Reproduce the listing exactly, with no pictures in your copy.

··· Material provided

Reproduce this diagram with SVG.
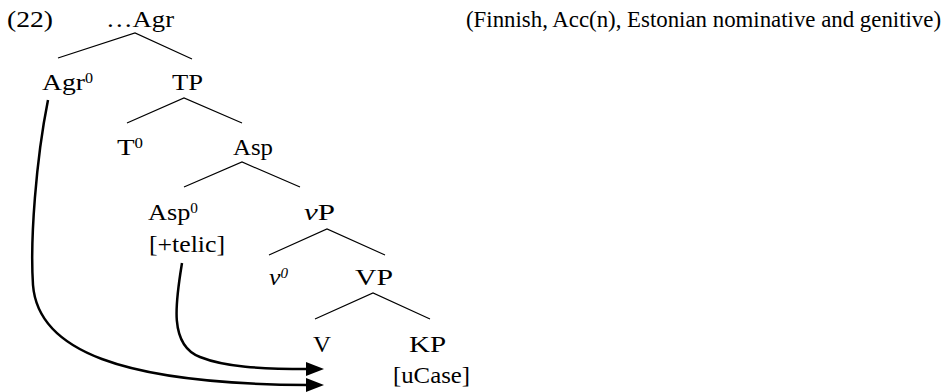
<svg xmlns="http://www.w3.org/2000/svg" width="951" height="392" viewBox="0 0 951 392">
<style>
text{font-family:"Liberation Serif","Times New Roman",serif;font-size:24px;fill:#000}
.title{font-size:23px}
.sup{font-size:14px}
.it{font-style:italic}
.edge{stroke:#000;stroke-width:1.2;fill:none}
.arr{stroke:#000;stroke-width:2.5;fill:none;marker-end:url(#ah)}
</style>
<defs>
<marker id="ah" markerUnits="userSpaceOnUse" markerWidth="20" markerHeight="16" refX="2" refY="8" orient="auto" viewBox="0 0 20 16">
<path d="M0,1 L18,8 L0,15 Z" fill="#000"/>
</marker>
</defs>
<g id="label"><text x="7" y="27" textLength="46" lengthAdjust="spacingAndGlyphs">(22)</text></g>
<g id="title"><text class="title" x="466" y="27" textLength="475" lengthAdjust="spacingAndGlyphs">(Finnish, Acc(n), Estonian nominative and genitive)</text></g>
<g id="n-agr"><text x="106" y="27" textLength="68" lengthAdjust="spacingAndGlyphs">…Agr</text></g>
<g id="n-agr0"><text x="42" y="90" textLength="51" lengthAdjust="spacingAndGlyphs">Agr<tspan class="sup" dy="-7">0</tspan></text></g>
<g id="n-tp"><text x="172" y="90" textLength="31" lengthAdjust="spacingAndGlyphs">TP</text></g>
<g id="n-t0"><text x="117" y="155" textLength="26" lengthAdjust="spacingAndGlyphs">T<tspan class="sup" dy="-7">0</tspan></text></g>
<g id="n-asp"><text x="233" y="155" textLength="40" lengthAdjust="spacingAndGlyphs">Asp</text></g>
<g id="n-asp0"><text x="148" y="220" textLength="50" lengthAdjust="spacingAndGlyphs">Asp<tspan class="sup" dy="-7">0</tspan></text><text x="149" y="252" textLength="76" lengthAdjust="spacingAndGlyphs">[+telic]</text></g>
<g id="n-vp-small"><text x="304" y="220" textLength="31" lengthAdjust="spacingAndGlyphs"><tspan class="it">v</tspan>P</text></g>
<g id="n-v0"><text x="269" y="285" class="it" textLength="19" lengthAdjust="spacingAndGlyphs">v<tspan class="sup" dy="-7">0</tspan></text></g>
<g id="n-vp"><text x="355" y="285" textLength="38" lengthAdjust="spacingAndGlyphs">VP</text></g>
<g id="n-v"><text x="313" y="352" textLength="18" lengthAdjust="spacingAndGlyphs">V</text></g>
<g id="n-kp"><text x="409" y="352" textLength="37" lengthAdjust="spacingAndGlyphs">KP</text><text x="393" y="383" textLength="77" lengthAdjust="spacingAndGlyphs">[uCase]</text></g>
<g id="connectors">
<path class="edge" d="M58,58 L135,33 L192,59"/>
<path class="edge" d="M127,123 L184,98 L242,123"/>
<path class="edge" d="M184,187 L242,162 L300,187"/>
<path class="edge" d="M269,255 L327,229 L385,255"/>
<path class="edge" d="M315,319 L373,293 L430,319"/>
<path class="arr" d="M48,100 C36,160 30,240 33,285 C38,350 120,384 308,385"/>
<path class="arr" d="M182,263 C176,300 168,345 200,357 C225,367 260,369 308,369"/>
</g>
</svg>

······

## Correct result
Reproduce this diagram with SVG.
<svg xmlns="http://www.w3.org/2000/svg" width="951" height="392" viewBox="0 0 951 392">
<style>
text{font-family:"Liberation Serif","Times New Roman",serif;font-size:24px;fill:#000}
.title{font-size:23px}
.sup{font-size:14px}
.it{font-style:italic}
.edge{stroke:#000;stroke-width:1.2;fill:none}
.arr{stroke:#000;stroke-width:2.5;fill:none;marker-end:url(#ah)}
</style>
<defs>
<marker id="ah" markerUnits="userSpaceOnUse" markerWidth="20" markerHeight="16" refX="2" refY="8" orient="auto" viewBox="0 0 20 16">
<path d="M0,1 L18,8 L0,15 Z" fill="#000"/>
</marker>
</defs>
<g id="label"><text x="7" y="27" textLength="46" lengthAdjust="spacingAndGlyphs">(22)</text></g>
<g id="title"><text class="title" x="466" y="27" textLength="475" lengthAdjust="spacingAndGlyphs">(Finnish, Acc(n), Estonian nominative and genitive)</text></g>
<g id="n-agr"><text x="106" y="27" textLength="68" lengthAdjust="spacingAndGlyphs">…Agr</text></g>
<g id="n-agr0"><text x="42" y="90" textLength="51" lengthAdjust="spacingAndGlyphs">Agr<tspan class="sup" dy="-7">0</tspan></text></g>
<g id="n-tp"><text x="172" y="90" textLength="31" lengthAdjust="spacingAndGlyphs">TP</text></g>
<g id="n-t0"><text x="117" y="155" textLength="26" lengthAdjust="spacingAndGlyphs">T<tspan class="sup" dy="-7">0</tspan></text></g>
<g id="n-asp"><text x="233" y="155" textLength="40" lengthAdjust="spacingAndGlyphs">Asp</text></g>
<g id="n-asp0"><text x="148" y="220" textLength="50" lengthAdjust="spacingAndGlyphs">Asp<tspan class="sup" dy="-7">0</tspan></text><text x="149" y="252" textLength="76" lengthAdjust="spacingAndGlyphs">[+telic]</text></g>
<g id="n-vp-small"><text x="304" y="220" textLength="31" lengthAdjust="spacingAndGlyphs"><tspan class="it">v</tspan>P</text></g>
<g id="n-v0"><text x="269" y="285" class="it" textLength="19" lengthAdjust="spacingAndGlyphs">v<tspan class="sup" dy="-7">0</tspan></text></g>
<g id="n-vp"><text x="355" y="285" textLength="38" lengthAdjust="spacingAndGlyphs">VP</text></g>
<g id="n-v"><text x="313" y="352" textLength="18" lengthAdjust="spacingAndGlyphs">V</text></g>
<g id="n-kp"><text x="409" y="352" textLength="37" lengthAdjust="spacingAndGlyphs">KP</text><text x="393" y="383" textLength="77" lengthAdjust="spacingAndGlyphs">[uCase]</text></g>
<g id="connectors">
<path class="edge" d="M58,58 L135,33 L192,59"/>
<path class="edge" d="M127,123 L184,98 L242,123"/>
<path class="edge" d="M184,187 L242,162 L300,187"/>
<path class="edge" d="M269,255 L327,229 L385,255"/>
<path class="edge" d="M315,319 L373,293 L430,319"/>
<path class="arr" d="M48,100 C36,160 30,240 33,285 C38,350 120,384 308,385"/>
<path class="arr" d="M182,263 C176,300 168,345 200,357 C225,367 260,369 308,369"/>
</g>
</svg>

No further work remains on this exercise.